Leave the pictures out and copy exactly the lines from the line containing "Emit a web page that matches this image, drawn with Apache" to the line containing "for (let d = 0;", both lines included.

(Code that draws figures)
::::::::::

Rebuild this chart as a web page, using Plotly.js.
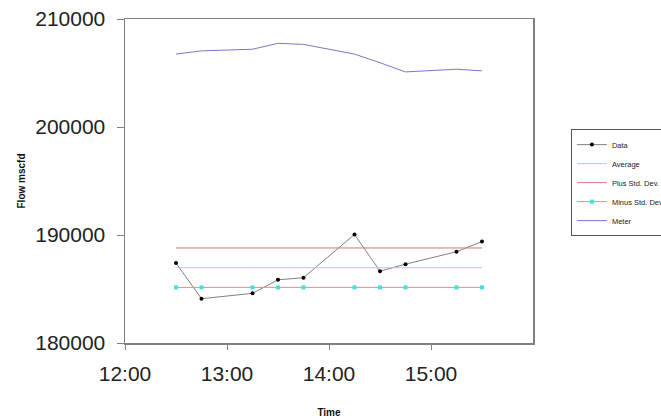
<!DOCTYPE html>
<html>
<head>
<meta charset="utf-8">
<script src="https://cdn.plot.ly/plotly-3.0.1.min.js"></script>
<style>html,body{margin:0;padding:0;background:#fff;overflow:hidden;width:661px;height:419px;}#chart{width:720px;height:419px;}</style>
</head>
<body>
<div id="chart"></div>
<script>
const times = ['2000-01-01 12:30','2000-01-01 12:45','2000-01-01 13:15','2000-01-01 13:30','2000-01-01 13:45','2000-01-01 14:15','2000-01-01 14:30','2000-01-01 14:45','2000-01-01 15:15','2000-01-01 15:30'];
const dataFlow = [187400, 184100, 184600, 185850, 186050, 190050, 186650, 187300, 188450, 189400];
const averageFlow = [186970, 186970, 186970, 186970, 186970, 186970, 186970, 186970, 186970, 186970];
const plusStdDev = [188800, 188800, 188800, 188800, 188800, 188800, 188800, 188800, 188800, 188800];
const minusStdDev = [185150, 185150, 185150, 185150, 185150, 185150, 185150, 185150, 185150, 185150];
const meterFlow = [206750, 207050, 207200, 207750, 207650, 206750, 205950, 205100, 205350, 205200];
const yTicks = [180000, 190000, 200000, 210000];
const xTicks = ['2000-01-01 12:00', '2000-01-01 13:00', '2000-01-01 14:00', '2000-01-01 15:00'];
const xTickLabels = ['12:00', '13:00', '14:00', '15:00'];

const traces = [
  {x: times, y: dataFlow, name: 'Data', mode: 'lines+markers', line: {color: '#808080', width: 1}, marker: {color: '#000000', size: 4, symbol: 'circle'}},
  {x: times, y: averageFlow, name: 'Average', mode: 'lines', line: {color: '#80e0e0', width: 1}},
  {x: times, y: plusStdDev, name: 'Plus Std. Dev.', mode: 'lines', line: {color: '#d07878', width: 1}},
  {x: times, y: minusStdDev, name: 'Minus Std. Dev.', mode: 'lines+markers', line: {color: '#e08c8c', width: 1}, marker: {color: '#40e0e0', size: 4, symbol: 'square'}},
  {x: times, y: meterFlow, name: 'Meter', mode: 'lines', line: {color: '#7b78c8', width: 1}}
];

const layout = {
  width: 720, height: 419,
  margin: {l: 125, r: 187, t: 19, b: 76},
  paper_bgcolor: '#ffffff', plot_bgcolor: '#ffffff',
  font: {family: 'Liberation Sans, Arial, sans-serif', color: '#222222'},
  showlegend: true,
  legend: {x: 1.093, y: 0.495, xanchor: 'left', yanchor: 'middle', bordercolor: '#555555', borderwidth: 1, bgcolor: '#ffffff', font: {size: 7.5, color: '#222222'}, tracegroupgap: 0, itemwidth: 30},
  xaxis: {
    type: 'date', range: ['2000-01-01 12:00', '2000-01-01 16:00'],
    tickvals: xTicks, ticktext: xTickLabels,
    showgrid: false, zeroline: false,
    showline: true, linecolor: '#808080', linewidth: 1.5, mirror: true,
    ticks: 'outside', ticklen: 5, tickcolor: '#808080',
    ticklabelstandoff: 6,
    tickfont: {size: 21, color: '#222222'},
    title: {text: '<b>Time</b>', font: {size: 10, color: '#111111'}, standoff: 25}
  },
  yaxis: {
    range: [180000, 210000], tickvals: yTicks, ticktext: yTicks.map(String),
    showgrid: false, zeroline: false,
    showline: true, linecolor: '#808080', linewidth: 1.5, mirror: true,
    ticks: 'outside', ticklen: 7, tickcolor: '#808080',
    ticklabelstandoff: 7,
    tickfont: {size: 21, color: '#222222'},
    title: {text: '<b>Flow mscfd</b>', font: {size: 10, color: '#111111'}, standoff: 7}
  }
};

Plotly.newPlot('chart', traces, layout, {staticPlot: true, displayModeBar: false});
</script>
</body>
</html>
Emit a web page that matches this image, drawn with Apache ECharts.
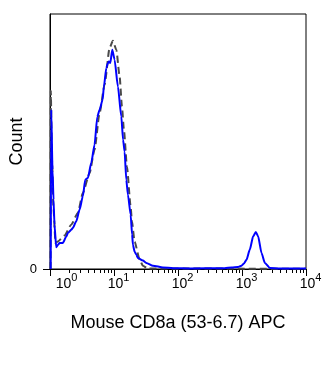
<!DOCTYPE html>
<html><head><meta charset="utf-8">
<script src="https://cdn.jsdelivr.net/npm/echarts@6/dist/echarts.min.js"></script>
<style>html,body{margin:0;padding:0;background:#fff}#c{width:335px;height:365px}</style>
</head><body><div id="c"></div>
<script>
// x values are log10 of fluorescence intensity (decades), y are counts (% of axis height)
const decades = [0, 1, 2, 3, 4];
const xTitle = 'Mouse CD8a (53-6.7) APC';
const yTitle = 'Count';

const stainedLog = [0.011,0.019,0.039,0.055,0.070,0.097,0.125,0.149,0.200,0.254,0.279,0.332,0.357,0.410,0.462,0.513,0.551,0.592,0.645,0.696,0.739,0.775,0.822,0.842,0.880,0.905,0.920,0.942,0.973,1.009,1.061,1.114,1.142,1.166,1.192,1.218,1.260,1.283,1.296,1.322,1.349,1.374,1.452,1.505,1.609,1.765,1.922,2.183,2.731,2.840,2.934,2.992,3.028,3.070,3.122,3.174,3.216,3.252,3.305,3.357,3.435,3.592,4.0];
const stainedCount = [0,62.5,38.9,27.2,17.4,8.5,9.5,10.2,10.2,12.7,14.1,15.4,16.1,18.7,23.3,28.5,35.0,35.7,41.7,48.7,59.7,62.5,66.4,71.5,78.8,80.8,81.4,80.8,86.0,82.1,71.6,59.8,50.7,46.0,35.0,29.1,21.3,13.5,9.5,6.8,5.6,4.3,3.3,2.4,1.3,0.6,0.3,0.2,0.3,0.6,0.8,1.3,2.1,3.6,7.6,12.8,14.5,12.8,6.3,2.4,0.4,0.2,0.2];

const controlLog = [0.008,0.0125,0.031,0.055,0.086,0.122,0.227,0.332,0.435,0.513,0.618,0.696,0.775,0.853,0.931,0.983,1.036,1.088,1.124,1.155,1.202,1.260,1.280,1.322,1.401,1.452,1.526,4.0];
const controlCount = [0,69.9,42.9,23.3,10.3,10.8,13.1,17.4,22.0,29.8,37.6,46.8,61.2,72.3,86.7,89.5,86.0,75.5,63.8,54.6,40.2,24.5,18.7,10.7,3.6,1.3,0.2,0.1];

const zip = (a, b) => a.map((v, i) => [v, b[i]]);
const minorTicks = [];
for (let d = 0; d < 4; d++) for (let k = 2; k <= 9; k++) minorTicks.push(d + Math.log10(k));

const FONT = 'Liberation Sans, Arial, sans-serif';
const chart = echarts.init(document.getElementById('c'));
chart.setOption({
  animation: false,
  backgroundColor: '#fff',
  grid: { left: 50, right: 29, top: 14, bottom: 96, show: true, borderColor: '#000', borderWidth: 1,
          containLabel: false, outerBoundsMode: 'none' },
  xAxis: [{
    type: 'value', min: 0, max: 4, interval: 1,
    name: xTitle, nameLocation: 'middle', nameGap: 45, nameMoveOverlap: false,
    nameTextStyle: { fontSize: 18, color: '#000', fontFamily: FONT },
    axisLine: { show: true, onZero: false, lineStyle: { color: '#000', width: 1 } },
    axisTick: { show: true, customValues: decades, length: 7, lineStyle: { color: '#000' } },
    splitLine: { show: false },
    axisLabel: {
      customValues: decades, margin: 3,
      formatter: v => (v === 0 ? '{f|10}' : '{b|10}') + '{s|' + v + '}',
      rich: {
        f: { fontSize: 14, fontFamily: FONT, color: '#000', lineHeight: 24, padding: [0, 0, 0, 33] },
        b: { fontSize: 14, fontFamily: FONT, color: '#000', lineHeight: 24, padding: [0, 0, 0, 9] },
        s: { fontSize: 11, fontFamily: FONT, color: '#000', lineHeight: 10, verticalAlign: 'top' }
      }
    }
  }, {
    type: 'value', min: 0, max: 4, position: 'bottom',
    axisLine: { show: false },
    axisTick: { show: true, customValues: minorTicks, length: 4, lineStyle: { color: '#000' } },
    axisLabel: { show: false },
    splitLine: { show: false }
  }],
  yAxis: {
    type: 'value', min: 0, max: 100,
    name: yTitle, nameLocation: 'middle', nameGap: 24, nameMoveOverlap: false,
    nameTextStyle: { fontSize: 18, color: '#000', fontFamily: FONT },
    axisLine: { show: true, lineStyle: { color: '#000', width: 1 } },
    axisTick: { show: true, customValues: [0], length: 7, lineStyle: { color: '#000' } },
    axisLabel: { customValues: [0], margin: 13, formatter: () => '0', fontSize: 13, color: '#000', fontFamily: FONT,
                 padding: [0, 0, 5, 0] },
    splitLine: { show: false }
  },
  series: [{
    type: 'line', xAxisIndex: 0, data: zip(controlLog, controlCount), showSymbol: false,
    smooth: 0.2, smoothMonotone: 'x',
    lineStyle: { color: '#4a4a4a', width: 2, type: [7, 4] }, z: 2
  }, {
    type: 'line', xAxisIndex: 0, data: zip(stainedLog, stainedCount), showSymbol: false,
    smooth: 0.2, smoothMonotone: 'x',
    lineStyle: { color: '#0000ff', width: 2 }, z: 3
  }]
});
</script></body></html>
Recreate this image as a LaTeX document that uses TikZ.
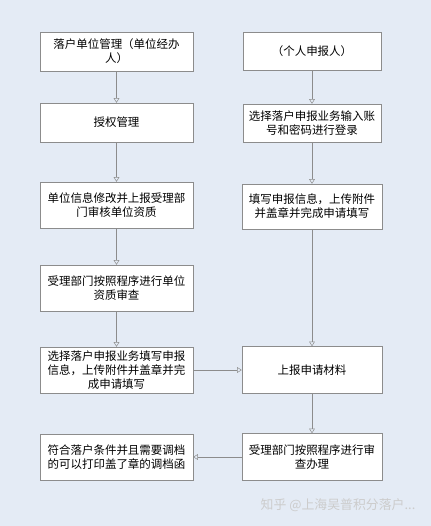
\documentclass[tikz,border=0pt]{standalone}
\usepackage{fontspec}
\newfontfamily\cjk{Noto Sans CJK SC}
\usetikzlibrary{arrows.meta}
\definecolor{bgblue}{HTML}{E4EBF5}
\definecolor{linegray}{HTML}{8C8C8C}
\tikzset{
    flowbox/.style={draw=linegray, fill=white, align=center, inner sep=0pt,
                    font=\cjk\fontsize{9.8}{12}\selectfont},
    leftbox/.style={flowbox, minimum width=4.59cm},
    rightbox/.style={flowbox, minimum width=4.2cm},
    flowarrow/.style={draw=linegray, -{Triangle[open, length=4pt, width=5pt]}}
}

\begin{document}
\begin{tikzpicture}[x=0.03cm, y=-0.03cm]
    % Background
    \fill[bgblue] (0,0) rectangle (431,526);
    \useasboundingbox (0,0) rectangle (431,526);

    % Left column (unit)
    \node[leftbox, minimum height=1.17cm] (l1) at (116.5,51.5) {落户单位管理（单位经办\\人）};
    \node[leftbox, minimum height=1.17cm] (l2) at (116.5,122.5) {授权管理};
    \node[leftbox, minimum height=1.38cm] (l3) at (116.5,205) {单位信息修改并上报受理部\\门审核单位资质};
    \node[leftbox, minimum height=1.38cm] (l4) at (116.5,288) {受理部门按照程序进行单位\\资质审查};
    \node[leftbox, minimum height=1.38cm] (l5) at (116.5,370) {选择落户申报业务填写申报\\信息，上传附件并盖章并完\\成申请填写};
    \node[leftbox, minimum height=1.38cm] (l6) at (116.5,457) {符合落户条件并且需要调档\\的可以打印盖了章的调档函};

    % Right column (person)
    \node[rightbox, minimum width=4.14cm, minimum height=1.14cm] (r1) at (312,51) {（个人申报人）};
    \node[rightbox, minimum width=4.14cm, minimum height=1.14cm] (r2) at (312,123) {选择落户申报业务输入账\\号和密码进行登录};
    \node[rightbox, minimum height=1.35cm] (r3) at (312,206.5) {填写申报信息，上传附件\\并盖章并完成申请填写};
    \node[rightbox, minimum height=1.41cm] (r4) at (312,370) {上报申请材料};
    \node[rightbox, minimum height=1.41cm] (r5) at (312,457) {受理部门按照程序进行审\\查办理};

    % Arrows
    \draw[flowarrow] (l1) -- (l2);
    \draw[flowarrow] (l2) -- (l3);
    \draw[flowarrow] (l3) -- (l4);
    \draw[flowarrow] (l4) -- (l5);
    \draw[flowarrow] (r1) -- (r2);
    \draw[flowarrow] (r2) -- (r3);
    \draw[flowarrow] (r3) -- (r4);
    \draw[flowarrow] (r4) -- (r5);
    \draw[flowarrow] (l5) -- (r4);
    \draw[flowarrow] (r5) -- (l6);

    % Watermark
    \node[font=\cjk\fontsize{11}{13}\selectfont, text=black!20] (wm) at (338,505) {知乎 @上海吴普积分落户...};
\end{tikzpicture}
\end{document}
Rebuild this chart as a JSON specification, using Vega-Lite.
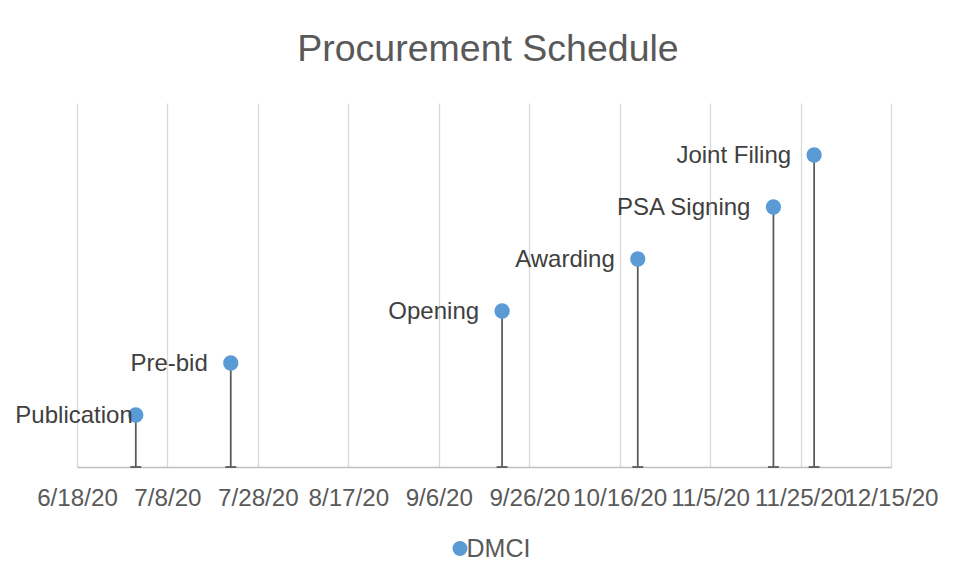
{
  "$schema": "https://vega.github.io/schema/vega-lite/v6.json",
  "width": 814,
  "height": 364,
  "autosize": "none",
  "padding": {"left": 77, "top": 103, "right": 65, "bottom": 113},
  "background": "white",
  "config": {
    "view": {"stroke": null},
    "font": "Liberation Sans"
  },
  "title": {
    "text": "Procurement Schedule",
    "fontSize": 37.5,
    "fontWeight": "normal",
    "color": "#595959",
    "font": "Liberation Sans",
    "anchor": "middle",
    "frame": "group",
    "baseline": "alphabetic",
    "offset": 5,
    "dx": 4
  },
  "data": {
    "values": [
      {"event": "Publication", "date": "2020-07-01", "level": 1, "series": "DMCI"},
      {"event": "Pre-bid", "date": "2020-07-22", "level": 2, "series": "DMCI"},
      {"event": "Opening", "date": "2020-09-20", "level": 3, "series": "DMCI"},
      {"event": "Awarding", "date": "2020-10-20", "level": 4, "series": "DMCI"},
      {"event": "PSA Signing", "date": "2020-11-19", "level": 5, "series": "DMCI"},
      {"event": "Joint Filing", "date": "2020-11-28", "level": 6, "series": "DMCI"}
    ]
  },
  "encoding": {
    "x": {
      "field": "date",
      "type": "temporal",
      "scale": {
        "type": "utc",
        "domain": [
          {"year": 2020, "month": 6, "date": 18, "utc": true},
          {"year": 2020, "month": 12, "date": 15, "utc": true}
        ]
      },
      "axis": {
        "title": null,
        "values": [
          {"year": 2020, "month": 6, "date": 18, "utc": true},
          {"year": 2020, "month": 7, "date": 8, "utc": true},
          {"year": 2020, "month": 7, "date": 28, "utc": true},
          {"year": 2020, "month": 8, "date": 17, "utc": true},
          {"year": 2020, "month": 9, "date": 6, "utc": true},
          {"year": 2020, "month": 9, "date": 26, "utc": true},
          {"year": 2020, "month": 10, "date": 16, "utc": true},
          {"year": 2020, "month": 11, "date": 5, "utc": true},
          {"year": 2020, "month": 11, "date": 25, "utc": true},
          {"year": 2020, "month": 12, "date": 15, "utc": true}
        ],
        "labelExpr": "utcFormat(datum.value, '%-m/%-d/%y')",
        "labelFont": "Liberation Sans",
        "labelFontSize": 24.2,
        "labelColor": "#595959",
        "labelOverlap": false,
        "labelBound": false,
        "labelFlush": false,
        "labelBaseline": "alphabetic",
        "labelPadding": 38,
        "ticks": false,
        "tickSize": 0,
        "grid": true,
        "gridColor": "#d9d9d9",
        "gridWidth": 1.3,
        "domainColor": "#bfbfbf",
        "domainWidth": 1.3
      }
    }
  },
  "layer": [
    {
      "mark": {"type": "rule", "color": "#595959", "strokeWidth": 1.75},
      "encoding": {
        "y": {"field": "level", "type": "quantitative", "scale": {"domain": [0, 7]}, "axis": null},
        "y2": {"datum": 0}
      }
    },
    {
      "mark": {"type": "tick", "orient": "horizontal", "color": "#595959", "size": 11, "thickness": 1.75, "opacity": 1},
      "encoding": {
        "y": {"datum": 0, "type": "quantitative"}
      }
    },
    {
      "mark": {"type": "point", "shape": "circle", "filled": true, "size": 234, "opacity": 1},
      "encoding": {
        "y": {"field": "level", "type": "quantitative"},
        "color": {
          "field": "series",
          "type": "nominal",
          "scale": {"range": ["#5b9bd5"]},
          "legend": {
            "title": null,
            "orient": "none",
            "legendX": 370.5,
            "legendY": 433,
            "direction": "horizontal",
            "padding": 0,
            "symbolType": "circle",
            "symbolSize": 225,
            "symbolStrokeWidth": 0,
            "labelFont": "Liberation Sans",
            "labelFontSize": 25,
            "labelColor": "#595959",
            "labelOffset": -6
          }
        }
      }
    },
    {
      "transform": [{"filter": "datum.event != 'Publication'"}],
      "mark": {"type": "text", "align": "right", "baseline": "middle", "dx": -23, "dy": 1, "fontSize": 24, "font": "Liberation Sans", "color": "#404040"},
      "encoding": {
        "y": {"field": "level", "type": "quantitative"},
        "text": {"field": "event"}
      }
    },
    {
      "transform": [{"filter": "datum.event == 'Publication'"}],
      "mark": {"type": "text", "align": "right", "baseline": "middle", "dx": -3, "dy": 1, "fontSize": 24, "font": "Liberation Sans", "color": "#404040"},
      "encoding": {
        "y": {"field": "level", "type": "quantitative"},
        "text": {"field": "event"}
      }
    }
  ]
}
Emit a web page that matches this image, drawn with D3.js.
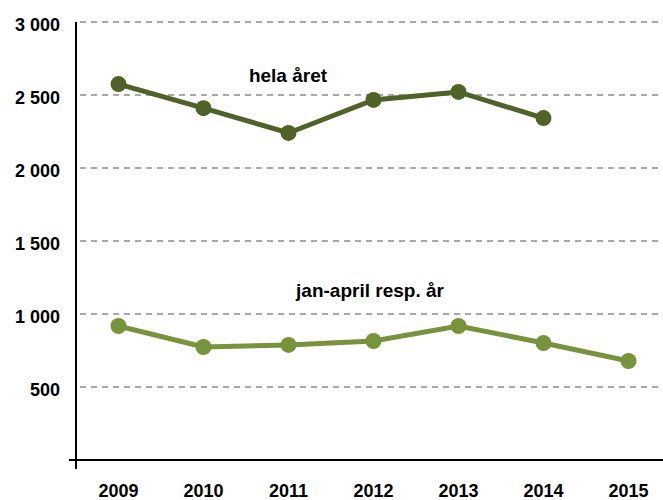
<!DOCTYPE html>
<html>
<head>
  <meta charset="utf-8">
  <script src="https://d3js.org/d3.v7.min.js"></script>
  <style>
    body { margin: 0; background: #fff; }
    text { font-family: "Liberation Sans", Arial, sans-serif; font-weight: bold; fill: #000; }
    .grid line { stroke: #8c8c8c; stroke-width: 1.4; stroke-dasharray: 6 5; }
  </style>
</head>
<body>
  <script>
    var years = ["2009", "2010", "2011", "2012", "2013", "2014", "2015"];
    var helaAret = [2575, 2410, 2240, 2466, 2521, 2342, null];
    var janApril = [918, 774, 788, 815, 918, 801, 678];
    var yTicks = [500, 1000, 1500, 2000, 2500, 3000];
    var seriesLabels = ["hela året", "jan-april resp. år"];

    var W = 663, H = 500;
    var margin = {top: 22, left: 76, bottom: 40};
    var plotH = H - margin.top - margin.bottom;

    var svg = d3.select("body").append("svg")
        .attr("width", W)
        .attr("height", H);

    var x = d3.scaleBand()
        .domain(years)
        .range([margin.left, margin.left + 85 * years.length]);
    var y = d3.scaleLinear()
        .domain([0, 3000])
        .range([margin.top + plotH, margin.top]);

    var cx = d => x(d) + x.bandwidth() / 2;

    // dashed gridlines
    svg.append("g").attr("class", "grid")
      .selectAll("line")
      .data(yTicks)
      .enter().append("line")
        .attr("x1", margin.left + 4)
        .attr("x2", W)
        .attr("y1", d => y(d))
        .attr("y2", d => y(d));

    // y tick labels
    var fmt = d => d3.format(",")(d).replace(",", " ");
    svg.append("g")
      .selectAll("text")
      .data(yTicks)
      .enter().append("text")
        .attr("x", 60)
        .attr("y", d => y(d) + 3)
        .attr("dy", "0.35em")
        .attr("text-anchor", "end")
        .style("font-size", "18px")
        .text(fmt);

    // axes lines
    svg.append("line")
        .attr("x1", margin.left).attr("x2", margin.left)
        .attr("y1", y(3000)).attr("y2", y(0) + 9)
        .attr("stroke", "#000").attr("stroke-width", 2);
    svg.append("line")
        .attr("x1", margin.left - 7).attr("x2", W)
        .attr("y1", y(0)).attr("y2", y(0))
        .attr("stroke", "#000").attr("stroke-width", 2);

    // x labels
    svg.append("g")
      .selectAll("text")
      .data(years)
      .enter().append("text")
        .attr("x", cx)
        .attr("y", 497)
        .attr("text-anchor", "middle")
        .style("font-size", "18px")
        .text(d => d);

    function drawSeries(vals, color) {
      var pts = years.map((yr, i) => ({yr: yr, v: vals[i]})).filter(p => p.v != null);
      var line = d3.line().x(p => cx(p.yr)).y(p => y(p.v));
      svg.append("path")
          .datum(pts)
          .attr("d", line)
          .attr("fill", "none")
          .attr("stroke", color)
          .attr("stroke-width", 5);
      svg.append("g")
        .selectAll("circle")
        .data(pts)
        .enter().append("circle")
          .attr("cx", p => cx(p.yr))
          .attr("cy", p => y(p.v))
          .attr("r", 8)
          .attr("fill", color);
    }

    drawSeries(helaAret, "#4f6228");
    drawSeries(janApril, "#77933c");

    svg.append("text")
        .attr("x", 288).attr("y", 82)
        .attr("text-anchor", "middle")
        .style("font-size", "19px")
        .text(seriesLabels[0]);
    svg.append("text")
        .attr("x", 370).attr("y", 297)
        .attr("text-anchor", "middle")
        .style("font-size", "19px")
        .text(seriesLabels[1]);
  </script>
</body>
</html>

::::::::::

RESULT OF THE EXERCISE →
Emit a web page that matches this image, drawn with Apache ECharts.
<!DOCTYPE html>
<html><head><meta charset="utf-8">
<script src="https://cdn.jsdelivr.net/npm/echarts@6/dist/echarts.min.js"></script>
<style>html,body{margin:0;padding:0;background:#fff}#c{width:335px;height:365px}</style>
</head><body><div id="c"></div>
<script>
// x values are log10 of fluorescence intensity (decades), y are counts (% of axis height)
const decades = [0, 1, 2, 3, 4];
const xTitle = 'Mouse CD8a (53-6.7) APC';
const yTitle = 'Count';

const stainedLog = [0.011,0.019,0.039,0.055,0.070,0.097,0.125,0.149,0.200,0.254,0.279,0.332,0.357,0.410,0.462,0.513,0.551,0.592,0.645,0.696,0.739,0.775,0.822,0.842,0.880,0.905,0.920,0.942,0.973,1.009,1.061,1.114,1.142,1.166,1.192,1.218,1.260,1.283,1.296,1.322,1.349,1.374,1.452,1.505,1.609,1.765,1.922,2.183,2.731,2.840,2.934,2.992,3.028,3.070,3.122,3.174,3.216,3.252,3.305,3.357,3.435,3.592,4.0];
const stainedCount = [0,62.5,38.9,27.2,17.4,8.5,9.5,10.2,10.2,12.7,14.1,15.4,16.1,18.7,23.3,28.5,35.0,35.7,41.7,48.7,59.7,62.5,66.4,71.5,78.8,80.8,81.4,80.8,86.0,82.1,71.6,59.8,50.7,46.0,35.0,29.1,21.3,13.5,9.5,6.8,5.6,4.3,3.3,2.4,1.3,0.6,0.3,0.2,0.3,0.6,0.8,1.3,2.1,3.6,7.6,12.8,14.5,12.8,6.3,2.4,0.4,0.2,0.2];

const controlLog = [0.008,0.0125,0.031,0.055,0.086,0.122,0.227,0.332,0.435,0.513,0.618,0.696,0.775,0.853,0.931,0.983,1.036,1.088,1.124,1.155,1.202,1.260,1.280,1.322,1.401,1.452,1.526,4.0];
const controlCount = [0,69.9,42.9,23.3,10.3,10.8,13.1,17.4,22.0,29.8,37.6,46.8,61.2,72.3,86.7,89.5,86.0,75.5,63.8,54.6,40.2,24.5,18.7,10.7,3.6,1.3,0.2,0.1];

const zip = (a, b) => a.map((v, i) => [v, b[i]]);
const minorTicks = [];
for (let d = 0; d < 4; d++) for (let k = 2; k <= 9; k++) minorTicks.push(d + Math.log10(k));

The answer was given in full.